Full-length structures of BenM and two variants reveal different oligomerization schemes for LysR-type transcriptional regulators.

BenM, a LysR-type transcriptional regulator (LTTR) from the bacterium Acinetobacter baylyi, responds synergistically to benzoate and cis,cis-muconate. With these effectors, BenM activates gene expression during benzoate consumption. Without effectors, BenM represses transcription. Here, X-ray crystallography was used to determine the full-length structures of BenM and two variants that activate transcription without benzoate or cis,cis-muconate: BenM(R156H) and BenM(E226K).
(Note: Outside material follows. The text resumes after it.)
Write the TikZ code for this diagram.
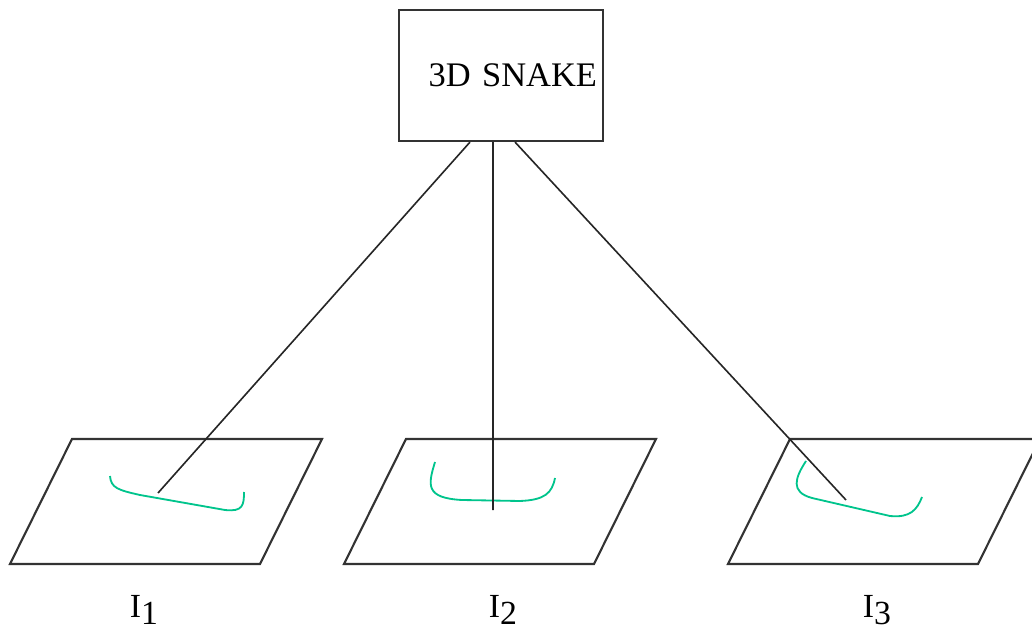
\documentclass[tikz,border=0pt]{standalone}
\usepackage{fontspec}
\setmainfont{Liberation Serif}
\usetikzlibrary{calc}

\definecolor{snakegreen}{RGB}{0,196,140}

\begin{document}
\begin{tikzpicture}[x=0.025cm, y=-0.025cm,
    % --- STYLES ---
    snakebox/.style={draw=black!80, line width=1.5pt, minimum width=5.1cm, minimum height=3.275cm, inner sep=0pt, text width=4.8cm, align=right, font=\fontsize{24.5}{28}\selectfont},
    plane/.style={draw=black!80, line width=1.5pt, line join=miter},
    link/.style={draw=black!85, line width=1.15pt},
    contour/.style={draw=snakegreen, line width=1.3pt},
    caption/.style={font=\fontsize{24}{28}\selectfont, inner sep=0pt}
]

    \useasboundingbox (0,0) rectangle (1032,635);
    \clip (0,0) rectangle (1032,635);

    % --- NODES ---
    \node[snakebox] (snake) at (501,75.5) {3D SNAKE};

    % image planes with captions
    \foreach \x/\c/\n in {10/144/1, 344/503/2, 728/877/3} {
        \draw[plane] (\x,564) -- ++(250,0) -- ++(62,-125) -- ++(-250,0) -- cycle;
        \node[caption] (cap\n) at (\c,610) {I\raisebox{-0.22em}{\n}};
    }

    % --- CONTOURS ---
    \draw[contour] (110,476) .. controls (111,488) and (118,490) .. (140,495) -- (225,510) .. controls (243,512) and (244,505) .. (244,492);
    \draw[contour] (435,462) .. controls (428,485) and (425,498) .. (462,500) -- (520,501) .. controls (545,500) and (552,493) .. (555,478);
    \draw[contour] (806,461) .. controls (795,478) and (790,492) .. (812,498) -- (890,516) .. controls (910,518) and (917,510) .. (922,497);

    % --- PROJECTIONS ---
    \coordinate (end1) at (158,493);
    \coordinate (end2) at (493,510);
    \coordinate (end3) at (846,500);

    \draw[link] ([xshift=-0.775cm]snake.south) -- (end1);
    \draw[link] ([xshift=-0.2cm]snake.south) -- (end2);
    \draw[link] ([xshift=0.35cm]snake.south) -- (end3);

\end{tikzpicture}
\end{document}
Previous studies indicate that these regulators function as tetramers. Here, interconnections between subunits in the crystals prevented the formation of a closed oligomer and highlighted the inherent flexibility of this multidomain regulator. Nevertheless, analysis of subunit interfaces suggested the functional significance of key interactions. The structures of BenM and its variants were nearly identical, implying that transcriptional differences rely on factors beyond major conformational changes defined solely by sequence. Comparisons of BenM with other LTTRs, including unpublished structures in the Protein Data Bank, revealed extensive variation in the relative orientations of DNA-binding domains (DBDs) and effector-binding domains (EBDs). To form dimers, different LTTRs used similar interfaces between two EBDs, each containing two subdomains: EBD-I and EBD-II. Surprisingly, the dimers used three substantially different schemes to form higher-order oligomers. In one scheme used by BenM, oligomer assembly involved contacts between the EBD-II regions and the DBD regions of adjacent subunits. In another scheme, there were no contacts between the EBDs; only the DBDs were involved in tetramer formation. In the third scheme, the oligomer interface involved DBD and EBD-I/EBD-II contacts. These diverse schemes demonstrate novel variation in the oligomeric structures of individual LTTRs within this large and important family.